── Data to use
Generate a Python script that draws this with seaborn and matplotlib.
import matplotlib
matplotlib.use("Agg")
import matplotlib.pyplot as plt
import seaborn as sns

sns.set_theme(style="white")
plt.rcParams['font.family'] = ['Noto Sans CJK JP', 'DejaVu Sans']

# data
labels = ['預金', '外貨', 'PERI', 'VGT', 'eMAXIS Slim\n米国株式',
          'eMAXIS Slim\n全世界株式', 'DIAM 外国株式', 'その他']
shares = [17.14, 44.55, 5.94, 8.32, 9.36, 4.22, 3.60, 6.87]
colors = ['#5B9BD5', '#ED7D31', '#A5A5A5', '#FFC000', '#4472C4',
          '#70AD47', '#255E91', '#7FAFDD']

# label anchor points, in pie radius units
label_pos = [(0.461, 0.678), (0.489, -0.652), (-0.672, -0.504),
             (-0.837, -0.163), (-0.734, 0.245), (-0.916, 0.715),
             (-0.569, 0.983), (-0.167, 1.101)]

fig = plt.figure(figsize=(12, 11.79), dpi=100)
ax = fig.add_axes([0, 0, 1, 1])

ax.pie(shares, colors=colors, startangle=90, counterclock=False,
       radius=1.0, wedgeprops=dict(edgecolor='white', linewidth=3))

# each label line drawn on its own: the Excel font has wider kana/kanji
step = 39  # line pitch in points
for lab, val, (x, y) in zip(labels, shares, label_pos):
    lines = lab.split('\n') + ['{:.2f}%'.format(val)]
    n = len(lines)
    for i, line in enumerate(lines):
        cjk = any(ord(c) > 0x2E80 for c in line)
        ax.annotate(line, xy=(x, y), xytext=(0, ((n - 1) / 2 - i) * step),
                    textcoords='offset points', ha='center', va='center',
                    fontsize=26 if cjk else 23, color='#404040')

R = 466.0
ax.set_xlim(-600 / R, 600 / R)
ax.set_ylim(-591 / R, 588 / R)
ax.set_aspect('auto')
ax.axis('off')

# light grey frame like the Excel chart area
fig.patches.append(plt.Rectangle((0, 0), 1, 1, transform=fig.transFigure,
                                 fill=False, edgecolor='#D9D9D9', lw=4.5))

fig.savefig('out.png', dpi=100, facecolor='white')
────
── Data to use
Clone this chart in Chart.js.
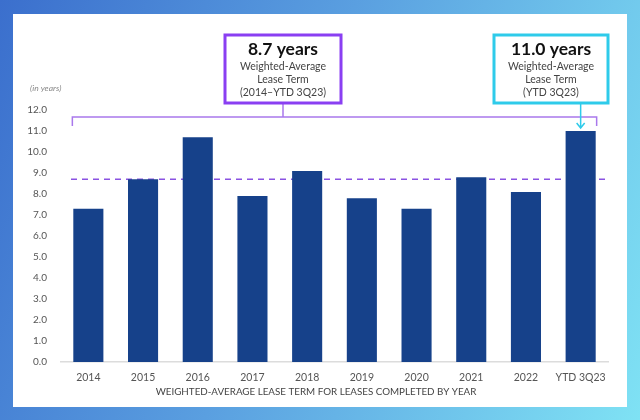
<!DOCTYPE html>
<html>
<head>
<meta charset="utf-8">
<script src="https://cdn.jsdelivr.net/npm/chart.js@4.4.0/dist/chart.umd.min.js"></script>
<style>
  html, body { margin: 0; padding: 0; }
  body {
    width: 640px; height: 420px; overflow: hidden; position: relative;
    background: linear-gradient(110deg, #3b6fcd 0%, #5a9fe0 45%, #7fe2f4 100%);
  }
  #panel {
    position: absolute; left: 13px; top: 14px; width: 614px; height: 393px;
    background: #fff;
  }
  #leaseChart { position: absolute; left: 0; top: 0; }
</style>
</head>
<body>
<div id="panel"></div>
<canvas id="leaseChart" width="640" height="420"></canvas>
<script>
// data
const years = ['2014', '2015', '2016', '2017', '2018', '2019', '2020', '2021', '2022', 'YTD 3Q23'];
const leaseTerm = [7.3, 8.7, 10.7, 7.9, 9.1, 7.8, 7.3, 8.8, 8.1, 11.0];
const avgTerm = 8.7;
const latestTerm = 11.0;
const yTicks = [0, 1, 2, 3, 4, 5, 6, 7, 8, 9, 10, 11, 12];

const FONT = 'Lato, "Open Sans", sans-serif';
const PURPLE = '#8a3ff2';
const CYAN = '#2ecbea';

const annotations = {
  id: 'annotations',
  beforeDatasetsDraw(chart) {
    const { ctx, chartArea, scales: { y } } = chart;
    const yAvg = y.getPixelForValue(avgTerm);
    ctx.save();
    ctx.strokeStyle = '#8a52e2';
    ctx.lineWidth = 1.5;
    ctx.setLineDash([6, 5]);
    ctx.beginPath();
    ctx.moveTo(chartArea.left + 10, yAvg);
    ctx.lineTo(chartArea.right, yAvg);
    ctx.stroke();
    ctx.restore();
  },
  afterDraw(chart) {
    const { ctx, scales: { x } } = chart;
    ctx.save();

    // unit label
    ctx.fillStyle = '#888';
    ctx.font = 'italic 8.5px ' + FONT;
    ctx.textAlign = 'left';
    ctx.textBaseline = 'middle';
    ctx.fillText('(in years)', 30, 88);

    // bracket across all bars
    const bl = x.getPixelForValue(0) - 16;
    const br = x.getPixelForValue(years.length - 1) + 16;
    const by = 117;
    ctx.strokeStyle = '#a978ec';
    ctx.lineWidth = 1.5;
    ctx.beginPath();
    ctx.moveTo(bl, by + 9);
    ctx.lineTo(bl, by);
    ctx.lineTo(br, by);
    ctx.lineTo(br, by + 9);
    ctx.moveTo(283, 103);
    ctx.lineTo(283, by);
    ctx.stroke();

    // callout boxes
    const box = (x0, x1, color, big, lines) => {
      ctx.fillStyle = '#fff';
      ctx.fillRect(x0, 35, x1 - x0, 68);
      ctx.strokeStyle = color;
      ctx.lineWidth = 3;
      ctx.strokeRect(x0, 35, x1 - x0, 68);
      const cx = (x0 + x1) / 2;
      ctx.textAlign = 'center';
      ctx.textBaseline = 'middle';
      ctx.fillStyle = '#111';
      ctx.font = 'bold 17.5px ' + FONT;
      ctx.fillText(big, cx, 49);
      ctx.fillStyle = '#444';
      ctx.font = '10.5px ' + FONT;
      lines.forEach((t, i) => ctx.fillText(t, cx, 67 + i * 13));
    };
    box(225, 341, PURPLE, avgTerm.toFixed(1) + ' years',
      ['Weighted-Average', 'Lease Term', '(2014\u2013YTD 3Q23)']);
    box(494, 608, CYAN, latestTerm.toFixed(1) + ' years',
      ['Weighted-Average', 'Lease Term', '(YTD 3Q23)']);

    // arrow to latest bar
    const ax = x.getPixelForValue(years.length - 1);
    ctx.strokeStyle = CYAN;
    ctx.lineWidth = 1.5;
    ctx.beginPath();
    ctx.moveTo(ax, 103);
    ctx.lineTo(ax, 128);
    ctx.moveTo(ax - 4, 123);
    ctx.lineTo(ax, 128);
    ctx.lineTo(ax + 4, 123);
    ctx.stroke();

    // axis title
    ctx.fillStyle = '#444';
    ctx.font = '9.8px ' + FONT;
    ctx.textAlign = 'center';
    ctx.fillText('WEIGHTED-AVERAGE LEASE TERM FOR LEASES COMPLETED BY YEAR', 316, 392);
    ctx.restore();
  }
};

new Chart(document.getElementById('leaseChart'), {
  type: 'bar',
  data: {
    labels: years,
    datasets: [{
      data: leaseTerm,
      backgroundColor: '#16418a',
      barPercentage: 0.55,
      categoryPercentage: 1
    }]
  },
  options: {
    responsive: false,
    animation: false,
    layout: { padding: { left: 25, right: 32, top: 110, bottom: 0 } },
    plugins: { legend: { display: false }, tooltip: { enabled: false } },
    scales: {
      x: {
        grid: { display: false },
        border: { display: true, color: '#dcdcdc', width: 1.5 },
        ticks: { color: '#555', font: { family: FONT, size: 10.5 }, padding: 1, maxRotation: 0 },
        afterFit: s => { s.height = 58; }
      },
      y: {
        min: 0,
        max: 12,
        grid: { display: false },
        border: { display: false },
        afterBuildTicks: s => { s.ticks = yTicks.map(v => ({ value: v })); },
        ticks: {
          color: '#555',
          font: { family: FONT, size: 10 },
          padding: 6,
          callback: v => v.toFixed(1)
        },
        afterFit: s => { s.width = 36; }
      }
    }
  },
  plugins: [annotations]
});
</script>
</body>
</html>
────
── Data to use
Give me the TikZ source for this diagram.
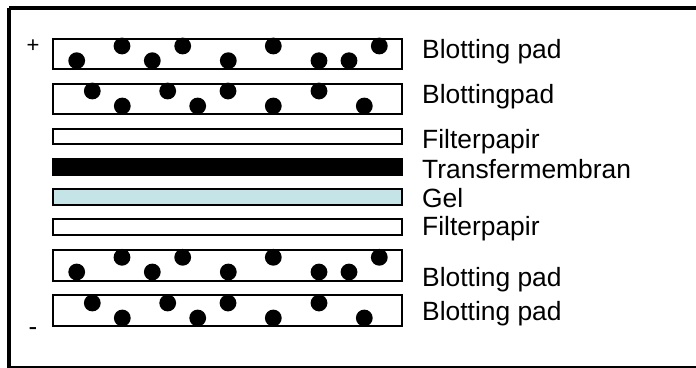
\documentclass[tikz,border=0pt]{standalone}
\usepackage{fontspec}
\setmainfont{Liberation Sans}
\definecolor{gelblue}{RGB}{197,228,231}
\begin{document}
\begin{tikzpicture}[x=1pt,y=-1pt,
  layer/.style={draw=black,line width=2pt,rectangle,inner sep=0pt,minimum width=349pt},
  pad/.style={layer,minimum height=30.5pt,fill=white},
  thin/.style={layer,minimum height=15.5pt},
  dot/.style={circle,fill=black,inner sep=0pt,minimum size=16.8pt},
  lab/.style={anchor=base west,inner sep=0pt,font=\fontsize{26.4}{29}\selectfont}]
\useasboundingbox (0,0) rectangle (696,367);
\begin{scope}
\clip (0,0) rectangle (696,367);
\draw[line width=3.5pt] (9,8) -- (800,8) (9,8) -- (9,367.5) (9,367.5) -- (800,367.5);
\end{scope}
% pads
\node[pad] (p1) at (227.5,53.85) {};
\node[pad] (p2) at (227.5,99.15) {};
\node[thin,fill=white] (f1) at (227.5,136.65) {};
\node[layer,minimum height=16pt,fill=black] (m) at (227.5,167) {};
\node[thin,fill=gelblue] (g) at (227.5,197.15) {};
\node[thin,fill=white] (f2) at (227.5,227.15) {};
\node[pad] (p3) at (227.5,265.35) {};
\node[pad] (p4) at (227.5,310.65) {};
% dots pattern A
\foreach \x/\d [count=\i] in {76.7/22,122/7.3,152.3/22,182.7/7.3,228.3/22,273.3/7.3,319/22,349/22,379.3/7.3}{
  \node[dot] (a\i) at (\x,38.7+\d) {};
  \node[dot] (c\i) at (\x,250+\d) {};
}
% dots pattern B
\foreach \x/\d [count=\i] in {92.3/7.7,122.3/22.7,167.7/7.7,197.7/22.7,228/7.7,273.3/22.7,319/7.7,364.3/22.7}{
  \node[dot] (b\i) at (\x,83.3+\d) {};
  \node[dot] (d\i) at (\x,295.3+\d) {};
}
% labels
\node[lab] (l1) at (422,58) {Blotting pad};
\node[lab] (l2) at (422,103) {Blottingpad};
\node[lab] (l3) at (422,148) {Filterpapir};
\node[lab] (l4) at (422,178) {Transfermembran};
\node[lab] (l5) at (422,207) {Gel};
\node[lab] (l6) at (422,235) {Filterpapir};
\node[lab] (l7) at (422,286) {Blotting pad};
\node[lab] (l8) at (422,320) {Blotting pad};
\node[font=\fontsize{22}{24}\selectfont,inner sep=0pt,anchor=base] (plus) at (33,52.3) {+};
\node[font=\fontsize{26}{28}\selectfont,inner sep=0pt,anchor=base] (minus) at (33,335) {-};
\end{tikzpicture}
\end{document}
────
Task brief:
The lines from the one containing "Generate a Python" to the one containing "radius=1.0, wedgeprops=dict(edgecolor='white', linewidth=3))", both included, are to be extracted exactly; give no other line.

Result below:
Generate a Python script that draws this with seaborn and matplotlib.
import matplotlib
matplotlib.use("Agg")
import matplotlib.pyplot as plt
import seaborn as sns

sns.set_theme(style="white")
plt.rcParams['font.family'] = ['Noto Sans CJK JP', 'DejaVu Sans']

# data
labels = ['預金', '外貨', 'PERI', 'VGT', 'eMAXIS Slim\n米国株式',
          'eMAXIS Slim\n全世界株式', 'DIAM 外国株式', 'その他']
shares = [17.14, 44.55, 5.94, 8.32, 9.36, 4.22, 3.60, 6.87]
colors = ['#5B9BD5', '#ED7D31', '#A5A5A5', '#FFC000', '#4472C4',
          '#70AD47', '#255E91', '#7FAFDD']

# label anchor points, in pie radius units
label_pos = [(0.461, 0.678), (0.489, -0.652), (-0.672, -0.504),
             (-0.837, -0.163), (-0.734, 0.245), (-0.916, 0.715),
             (-0.569, 0.983), (-0.167, 1.101)]

fig = plt.figure(figsize=(12, 11.79), dpi=100)
ax = fig.add_axes([0, 0, 1, 1])

ax.pie(shares, colors=colors, startangle=90, counterclock=False,
       radius=1.0, wedgeprops=dict(edgecolor='white', linewidth=3))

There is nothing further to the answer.